When life feels meaningless—even after you are“sorted” — how do you keep going?

r/

I’ve been sitting with a feeling that’s hard to explain, but I wonder if others have felt it too.

On the surface, everything looks stable. I’ve handled my responsibilities. I’ve worked through my traumas (or at least I thought I did). I’ve got the job, the routine, the support systems. In theory, I should feel okay—maybe even fulfilled.

But something still feels… hollow.

It’s like my past traumas still echo in the background. They’re not front and center anymore, but they creep in during the quiet moments. And even though I’ve “done the work,” life sometimes feels like it’s on autopilot. Like I’m just checking boxes. Like I lost whatever it was that used to make life feel meaningful.

This isn’t a crisis. It’s more of a quiet, persistent emptiness. A sense of wondering: is this all there is?
And worse—if it is, then why am I still trying so hard to stay afloat?

Has anyone else felt this way, especially after doing everything “right”? How do you find or recreate a sense of purpose when it feels like you’ve already solved the problems that were supposed to bring relief?

I’d really appreciate hearing from others who’ve been through this. What helped you rediscover meaning when the usual answers didn’t work anymore?

Comments

  1. AutoModerator Avatar

    Since you shitlords like to delete your posts, here’s an original copy of /u/karan405’s post (if available):

    I’ve been sitting with a feeling that’s hard to explain, but I wonder if others have felt it too.

    On the surface, everything looks stable. I’ve handled my responsibilities. I’ve worked through my traumas (or at least I thought I did). I’ve got the job, the routine, the support systems. In theory, I should feel okay—maybe even fulfilled.

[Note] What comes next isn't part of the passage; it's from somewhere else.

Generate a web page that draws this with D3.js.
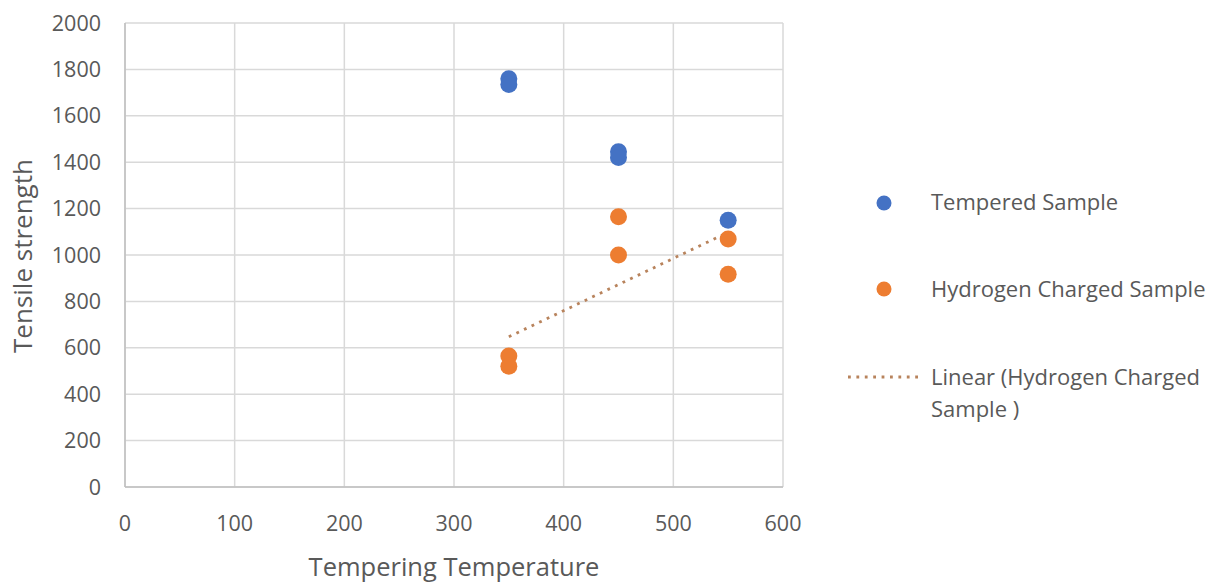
<!DOCTYPE html>
<html>
<head>
<meta charset="utf-8">
<script src="https://cdn.jsdelivr.net/npm/d3@7"></script>
<style>
html,body{margin:0;padding:0;background:#fff;}
svg text{font-family:"Open Sans","Lato",sans-serif;fill:#595959;}
</style>
</head>
<body>
<svg id="chart" width="1225" height="585"></svg>
<script>
const xTicks = [0, 100, 200, 300, 400, 500, 600];
const yTicks = [0, 200, 400, 600, 800, 1000, 1200, 1400, 1600, 1800, 2000];
const temperedX = [350, 350, 450, 450, 550];
const temperedY = [1760, 1735, 1445, 1420, 1150];
const hydrogenX = [350, 350, 450, 450, 550, 550];
const hydrogenY = [565, 520, 1165, 1000, 1069, 917];
const seriesNames = ["Tempered Sample", "Hydrogen Charged Sample"];
const trendName = ["Linear (Hydrogen Charged", "Sample )"];
const xTitle = "Tempering Temperature";
const yTitle = "Tensile strength";

const svg = d3.select("#chart");
const x = d3.scaleLinear().domain([0, 600]).range([125, 783]);
const y = d3.scaleLinear().domain([0, 2000]).range([487, 23]);
const blue = "#4472C4", orange = "#ED7D31", trendCol = "#b8835c";

// grid
svg.append("g").selectAll("line").data(yTicks).join("line")
  .attr("x1", x(0)).attr("x2", x(600)).attr("y1", d => y(d)).attr("y2", d => y(d))
  .attr("stroke", "#d9d9d9").attr("stroke-width", 1.5);
svg.append("g").selectAll("line").data(xTicks).join("line")
  .attr("y1", y(0)).attr("y2", y(2000)).attr("x1", d => x(d)).attr("x2", d => x(d))
  .attr("stroke", "#d9d9d9").attr("stroke-width", 1.5);
// axes lines
svg.append("line").attr("x1", x(0)).attr("x2", x(600)).attr("y1", y(0)).attr("y2", y(0))
  .attr("stroke", "#bfbfbf").attr("stroke-width", 1.5);
svg.append("line").attr("x1", x(0)).attr("x2", x(0)).attr("y1", y(0)).attr("y2", y(2000))
  .attr("stroke", "#bfbfbf").attr("stroke-width", 1.5);

// tick labels
svg.append("g").selectAll("text").data(yTicks).join("text")
  .attr("x", 101).attr("y", d => y(d)).attr("dy", "0.35em")
  .attr("text-anchor", "end").style("font-size", "21.5px").text(d => d);
svg.append("g").selectAll("text").data(xTicks).join("text")
  .attr("x", d => x(d)).attr("y", 523).attr("dy", "0.35em")
  .attr("text-anchor", "middle").style("font-size", "21.5px").text(d => d);

// axis titles
svg.append("text").attr("x", 454).attr("y", 567).attr("dy", "0.35em")
  .attr("text-anchor", "middle").style("font-size", "25.5px").text(xTitle);
svg.append("text").attr("transform", `translate(23,256) rotate(-90)`)
  .attr("dy", "0.35em").attr("text-anchor", "middle").style("font-size", "26px").text(yTitle);

// trendline via least squares
const mx = d3.mean(hydrogenX), my = d3.mean(hydrogenY);
const slope = d3.sum(hydrogenX.map((v, i) => (v - mx) * (hydrogenY[i] - my))) /
              d3.sum(hydrogenX.map(v => (v - mx) * (v - mx)));
const icpt = my - slope * mx;
const tx = [d3.min(hydrogenX), d3.max(hydrogenX)];
svg.append("line")
  .attr("x1", x(tx[0])).attr("y1", y(icpt + slope * tx[0]))
  .attr("x2", x(tx[1])).attr("y2", y(icpt + slope * tx[1]))
  .attr("stroke", trendCol).attr("stroke-width", 2.8)
  .attr("stroke-dasharray", "2.8,5.6");

// points
svg.append("g").selectAll("circle").data(hydrogenX).join("circle")
  .attr("cx", d => x(d)).attr("cy", (d, i) => y(hydrogenY[i])).attr("r", 8.5)
  .attr("fill", orange);
svg.append("g").selectAll("circle").data(temperedX).join("circle")
  .attr("cx", d => x(d)).attr("cy", (d, i) => y(temperedY[i])).attr("r", 8.5)
  .attr("fill", blue);

// legend
const leg = svg.append("g");
leg.append("circle").attr("cx", 884).attr("cy", 203).attr("r", 7.5).attr("fill", blue);
leg.append("text").attr("x", 931).attr("y", 202).attr("dy", "0.35em").style("font-size", "22px").text(seriesNames[0]);
leg.append("circle").attr("cx", 884).attr("cy", 289).attr("r", 7.5).attr("fill", orange);
leg.append("text").attr("x", 931).attr("y", 289).attr("dy", "0.35em").style("font-size", "22px").text(seriesNames[1]);
leg.append("line").attr("x1", 848).attr("x2", 922).attr("y1", 377).attr("y2", 377)
  .attr("stroke", trendCol).attr("stroke-width", 2.8).attr("stroke-dasharray", "2.8,5.6");
leg.append("text").attr("x", 931).attr("y", 377).attr("dy", "0.35em").style("font-size", "22px").text(trendName[0]);
leg.append("text").attr("x", 931).attr("y", 409).attr("dy", "0.35em").style("font-size", "22px").text(trendName[1]);
</script>
</body>
</html>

    But something still feels… hollow.

    It’s like my past traumas still echo in the background. They’re not front and center anymore, but they creep in during the quiet moments. And even though I’ve “done the work,” life sometimes feels like it’s on autopilot. Like I’m just checking boxes. Like I lost whatever it was that used to make life feel meaningful.

    This isn’t a crisis. It’s more of a quiet, persistent emptiness. A sense of wondering: is this all there is?
    And worse—if it is, then why am I still trying so hard to stay afloat?

    Has anyone else felt this way, especially after doing everything “right”? How do you find or recreate a sense of purpose when it feels like you’ve already solved the problems that were supposed to bring relief?

    I’d really appreciate hearing from others who’ve been through this. What helped you rediscover meaning when the usual answers didn’t work anymore?

    I am a bot, and this action was performed automatically. Please contact the moderators of this subreddit if you have any questions or concerns.

  2. KungFuBucket Avatar

    You need to find something that gives you joy or that you’re passionate about and pursue it. It’s fine to have something stable and take care of your responsibilities, but I kind of feel like that’s sort of the bare minimum, just going through the motions.

    Like for me, as weird as it sounds I get a lot of joy and passion from being a soccer referee. It’s something I really enjoy as a hobby and I’m providing a needed service for the community. Find something you can do to make the world a better place, improve someone else’s life or your community, do something bigger than yourself.

  3. No_Pipe4163 Avatar

    Well have you completed the self-discovery quest of life? That’s a big one that people miss when they think they’re doing everything “right”. Only then would you know what truly makes you happy.

  4. inquartata Avatar

    Just my 2 cents but sounds like you are missing the “spices”.

    Hobbies. Try then out until you find something that fits. Connections with people that enjoy what you do. Find them.

    Also, switch things up. Try new things. Go new places. Doesn’t have to be far. Take different routes. Be willing to try things that you are skeptical of.

    All things in moderation and a little of everything. At least to me, life should be so filled with action and work and hobbies and obligations that when you relax you are truly grateful for the small time to yourself. Meeting friends is fun. In small portions. Reading books is fun. Movies. Eating well. Doing hobbies. All in small portions. Just like stress, work, etc. They are ok. In small portions. Like spices.

    But add too much of one thing and it becomes boring or even unbearable.

    It is the human condition.

  5. Budget_Potential_151 Avatar

    I’ll be brutally honest with ya. I don’t know how to solve this issue but I can tell you I’ve been experiencing it for a few years and if you don’t find something to shake it up or relight that spark it can start to get worse and worse, at least for me it has. I’ve been getting to that point at times where I can’t say I’m a danger to myself because I have too much depending on me, but if it were to happen I imagine my final thoughts would be I’m glad this is freakin over finally. So work at it while you can

  6. lollerkeet Avatar

    Some people have a crisis of meaning as they approach middle age. Other people have children.